Alvin Mosioma, director of Tax Justice Network Africa and Africa regional advocate for the Financial Transparency Coalition, added, “Comprehensive reform of the international tax system is urgently required because it is outdated, not fit for purpose, and it fails rich and poor nations alike. So it is welcome that today the OECD has initiated a much needed reform agenda.”

Murray Worthy, tax campaigner at the London-based anti-poverty charity War on Want, was more critical of the action plan. “This plan is papering over the cracks in a broken system, rooted in an outdated and irrelevant model of corporate taxation,” he said in a statement. “It might be able to tackle the worst of corporate tax dodging, but it won’t fix the system. The OECD is desperately trying to maintain the fiction that the different subsidiaries of multinational companies like Apple or Amazon are wholly separate companies, rather than recognizing them as the single entities they so obviously are. The prospects of meaningful change are also seriously limited when the U.K. government has being doing the exact opposite of this report’s recommendations for the last three years—such as making it easier for multinationals to dodge tax by shifting their profits through tax havens. It is also hard to see how these plans will help the world’s poorer countries, when they are all locked out of the OECD’s rich country club.”

Tax attorney Cym Lowell, vice-chairman of the International Chamber of Commerce Taxation Commission, and a member of the Business and Industry Advisory Committee to the OECD and U.S. Council of Business, had a much different reaction. “Put simply, political G20 leaders need a scapegoat for the ongoing economic malaise. Multinational enterprises and their effective tax rate planning have become a popular target, with some famous names in the headlines, and OECD is tasked by the G8 and G20 to address the perceived problem. The EU is undertaking a similar process with its own action plan.”
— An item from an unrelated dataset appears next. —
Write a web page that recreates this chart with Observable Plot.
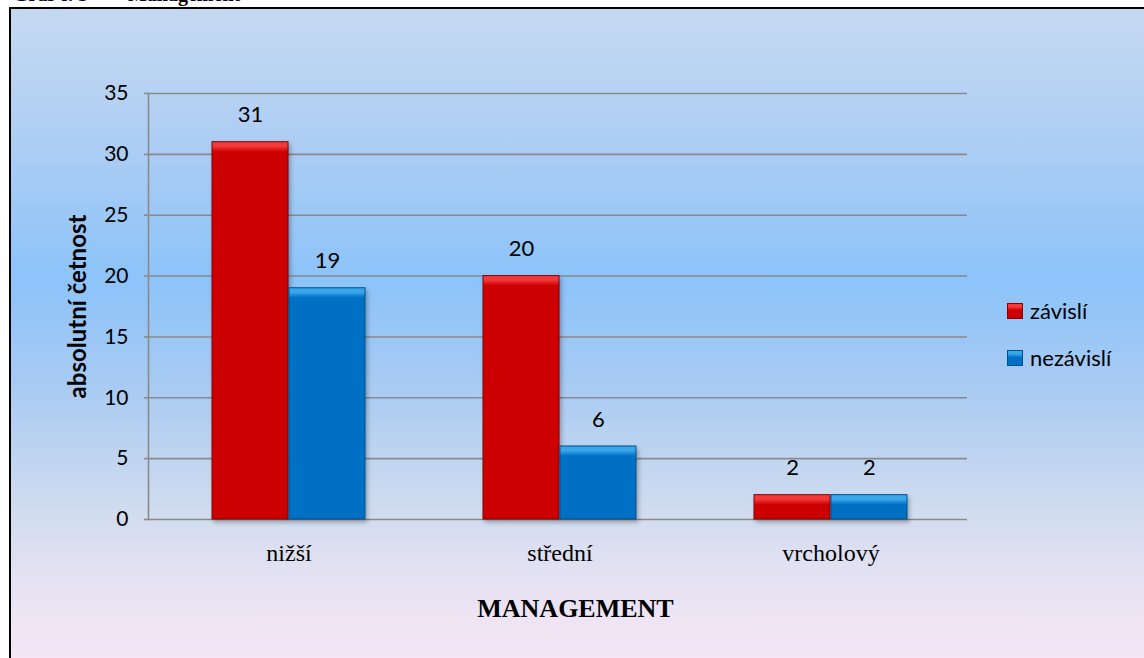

“OECD/UN/US model treaties date to post-World War I,” added Lowell, who is a Houston-based partner at the international law firm McDermott Will & Emery. “While the world has changed in the interim, treaties and treaty policies have not. This is Elephant #1 in the room. The actual culprit in ‘base erosion’ is countries which create regimes to attract economic activity (as U.K. is doing today). This is Elephant #2 in the room. A third element is the ability of any tax administration to enforce ever-more complicated regimes. This is Elephant #3. There could be a fundamental shift in profit allocation methodologies arising from the BEPS process. The critical issues to watch for relate to whether the OECD seriously addresses the elephants.”